2 Experimental section

2.1 Materials

Carbon dioxide (Praxair, 99.998%), nitrogen (Praxair, 99.998%), and argon (Praxair, 99.998%) were used as received. North Sea crude oil (API 19.5°, 129 cSt viscosity at 40 °C, 1.65 mg_KOH/g total acid number) was obtained from Chevron and used for the demulsification experiments.

Infrared spectra were recorded for liquid samples neat on an Avatar 360 FT-IR spectrometer. Solution ¹H and ¹³C NMR spectra were recorded on a Bruker Advance 400 MHz spectrometer. Thermogravimetric analyses were performed with a Thermal Sciences STA 1500 instrument. Heats of protonation were recorded using an isothermal mixing and reaction calorimeter, model superCRC 208–110. Conductivity of surfactant solutions was measured using a JENWAY conductivity meter 4071. Height measurements for crude oil demulsifying experiments were made with an Eberbach cathetometer. The synthesis of the amphiphiles and their corresponding bicarbonate salts is described in the supporting information. Water solubility of compounds 1a–6a and the extent of conversion of each base to the bicarbonate salt by CO₂ were determined by NMR (details in the ESI†). The logK_ow values were predicted using the ALOGPS 2.1 software, which calculates the logK_ow value for the given structure using nine different algorithms and then averages these values.^9–11

3 Results and discussion

3.1 Synthesis of the switchable surfactants

To study the influence of different head groups on the properties and performance of the switchable surfactants, a small library of bases with long alkyl chains was synthesized (Scheme 1). N′-Octyl-N,N-dimethylacetamidine was chosen to represent the alkylacetamidine structures studied previously.⁵ Other bases were prepared with similar alkyl chain lengths. Two cyclic imidazoline structures (2a and 3a) were prepared by reaction of the long chain carboxylic acid with ethylenediamine or N-methylethylenediamine, respectively.¹² The aryl acetamidine structure 4a was synthesized in close analogy to surfactant 1a, starting from the corresponding aniline. Guanidine 5a is accessible through reaction of N,N,N′′,N′′-tetramethylchloroformamidinium chloride with octylamine.^13,14 The commercially available N,N-dimethyloctylamine 6a was also included in this study.

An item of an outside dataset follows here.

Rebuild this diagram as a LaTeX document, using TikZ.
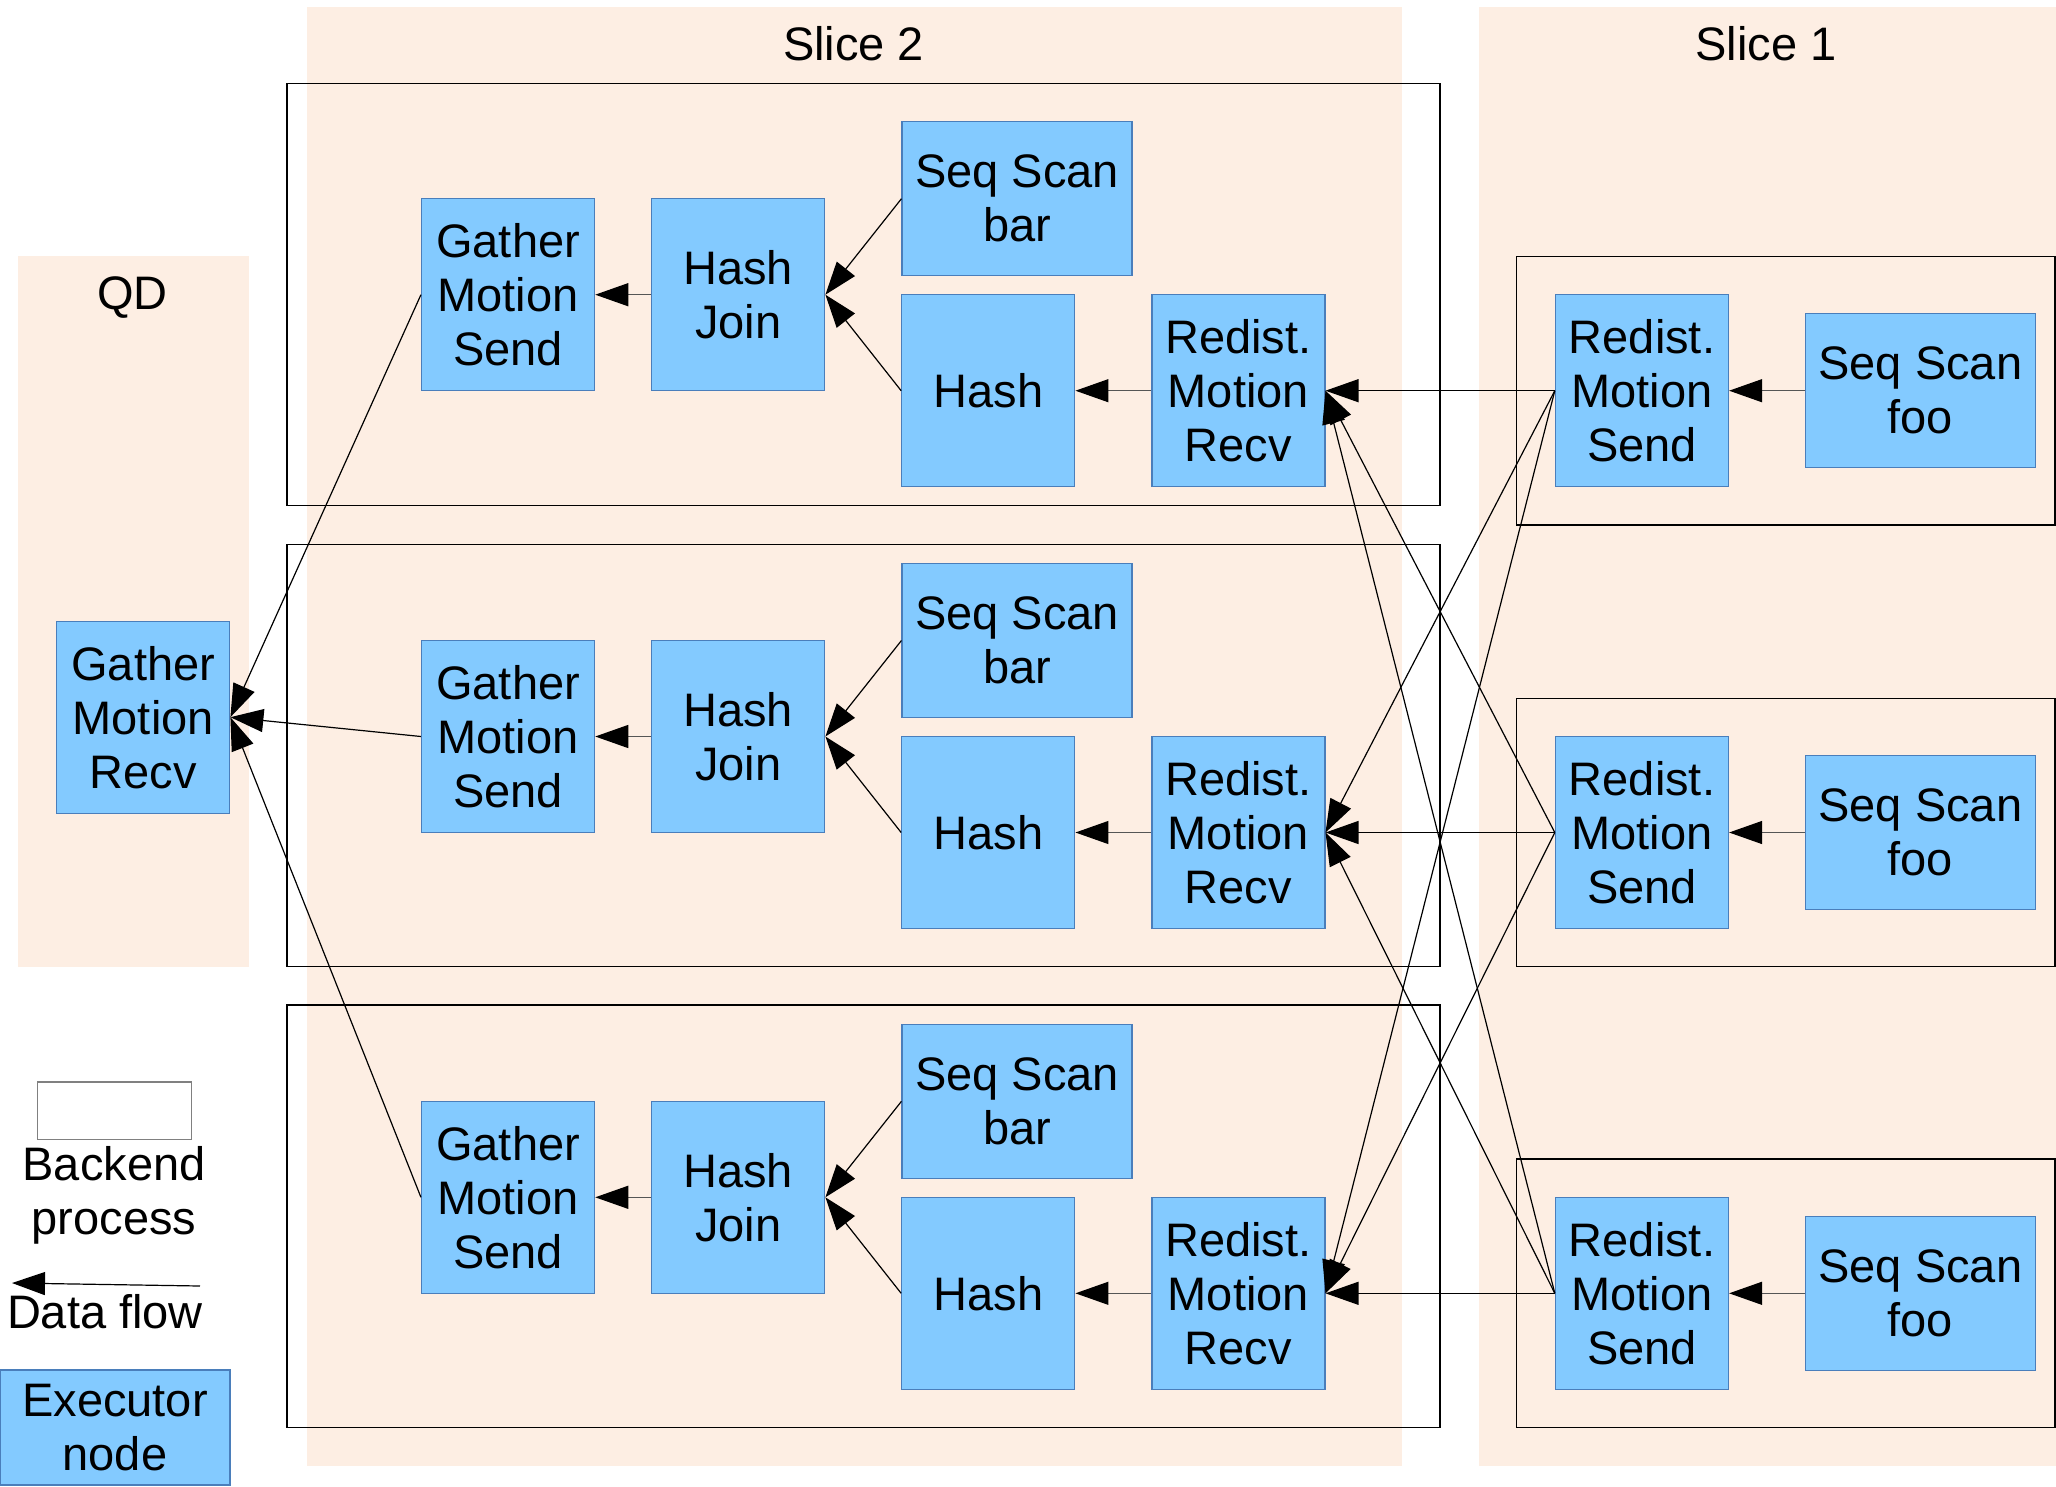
\documentclass[tikz,border=0pt]{standalone}
\usepackage{fontspec}
\setmainfont{Liberation Sans}
\usetikzlibrary{arrows.meta}
\definecolor{execfill}{HTML}{83CAFF}
\definecolor{execborder}{HTML}{4A7EBB}
\definecolor{slicebg}{HTML}{FDEEE3}
\definecolor{shortline}{HTML}{555555}
\tikzset{
  lbl/.style={inner sep=0pt, align=center, font=\fontsize{47}{54}\selectfont},
  exec/.style={lbl, draw=execborder, line width=1.3pt, fill=execfill, minimum width=173pt, minimum height=192pt},
  scan/.style={exec, minimum width=230pt, minimum height=154pt},
  backend/.style={draw=black, line width=1.3pt},
  bgbox/.style={fill=slicebg, draw=none},
  flow/.style={-{Triangle[length=33pt,width=23pt,color=black]}, line width=1.2pt},
  shortflow/.style={flow, draw=shortline},
}
\begin{document}
\begin{tikzpicture}[x=1pt, y=-1pt]
\useasboundingbox (0,0) rectangle (2056,1486);
% backgrounds
\fill[bgbox] (306.8,6.7) rectangle (1401.5,1465.7);
\fill[bgbox] (1478.8,6.7) rectangle (2056,1465.7);
\fill[bgbox] (18.4,256) rectangle (249,966.7);
% labels
\node[lbl] (s2label) at (853.6,44) {Slice 2};
\node[lbl] (s1label) at (1766,44) {Slice 1};
\node[lbl] (qdlabel) at (132.4,298) {QD};
% backend process boxes
\draw[backend] (287,83.3) rectangle (1440,505.7);
\draw[backend] (287,544.3) rectangle (1440,966.7);
\draw[backend] (287,1005) rectangle (1440,1427.3);
\draw[backend] (1516.8,256.4) rectangle (2055,525);
\draw[backend] (1516.8,698.3) rectangle (2055,966.7);
\draw[backend] (1516.8,1159) rectangle (2055,1427.3);
% QD node
\node[exec] (gr) at (143.25,717.2) {Gather\\Motion\\Recv};
% rows
\foreach \r/\c in {1/294.7, 2/736.5, 3/1197.3} {
  \node[exec] (gs\r) at (508.1,\c) {Gather\\Motion\\Send};
  \node[exec] (hj\r) at (738.25,\c) {Hash\\Join};
  \node[scan] (sb\r) at (1017.1,\c-96) {Seq Scan\\bar};
  \node[exec] (hs\r) at (988.3,\c+96) {Hash};
  \node[exec] (rr\r) at (1238.35,\c+96) {Redist.\\Motion\\Recv};
  \node[exec] (rs\r) at (1641.95,\c+96) {Redist.\\Motion\\Send};
  \node[scan] (sf\r) at (1920.35,\c+96) {Seq Scan\\foo};
}
% connectors inside rows
\foreach \r in {1,2,3} {
  \draw[shortflow] (hj\r.west) -- (gs\r.east);
  \draw[flow] (sb\r.west) -- (hj\r.east);
  \draw[flow] (hs\r.west) -- (hj\r.east);
  \draw[shortflow] (rr\r.west) -- (hs\r.east);
  \draw[shortflow] (sf\r.west) -- (rs\r.east);
  \draw[flow] (gs\r.west) -- (gr.east);
  \foreach \s in {1,2,3} {
    \draw[flow] (rs\s.west) -- (rr\r.east);
  }
}
% legend
\draw[draw=gray, fill=white, line width=1.3pt] (37.5,1082) rectangle (191.2,1139.7);
\node[lbl] (backendlbl) at (114,1195) {Backend\\process};
\coordinate (legtail) at (200,1286);
\coordinate (leghead) at (12,1283);
\draw[flow] (legtail) -- (leghead);
\node[lbl] (flowlbl) at (105,1312) {Data flow};
\node[exec, minimum width=230pt, minimum height=115pt] (execlbl) at (115,1427.5) {Executor\\node};
\end{tikzpicture}
\end{document}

Scheme 1 Bases evaluated in this study.

3.2 Surfactant solubility

The solubilities of bases 1a–6a and octylamine in D₂O under air were determined by means of NMR spectroscopy (Table 1). Furthermore, the logK_ow-values were calculated for all compounds using the ALOGPS 2.1 software (see experimental section).

The octyl amidines 1a–3a and the octyl guanidine 5a posses a significantly higher water-solubility than 1-octylamine, suggesting that the amidine and guanidine groups are relatively hydrophilic due to their high basicity. The base with the greatest solubility is the most basic compound, guanidine 5a. This compound is so very basic (the pK_a of protonated pentamethylguanidine is reported to be 15.6¹⁵) that it is largely protonated in water, existing primarily as the hydroxide salt. Its high solubility is almost entirely due to the solubility of the hydroxide salt and not to the solubility of the neutral compound. The solubility of alkylamidine 1a is also increased by the formation of the hydroxide salt, but to a lesser extent. Considering a pK_aH (pK_a of the protonated form) of 12.1, one can calculate that at a concentration of 4.9 g L⁻¹, 54% of the amidine is protonated. The other bases are sufficiently weak that conversion to the hydroxide salt does not greatly increase the solubility.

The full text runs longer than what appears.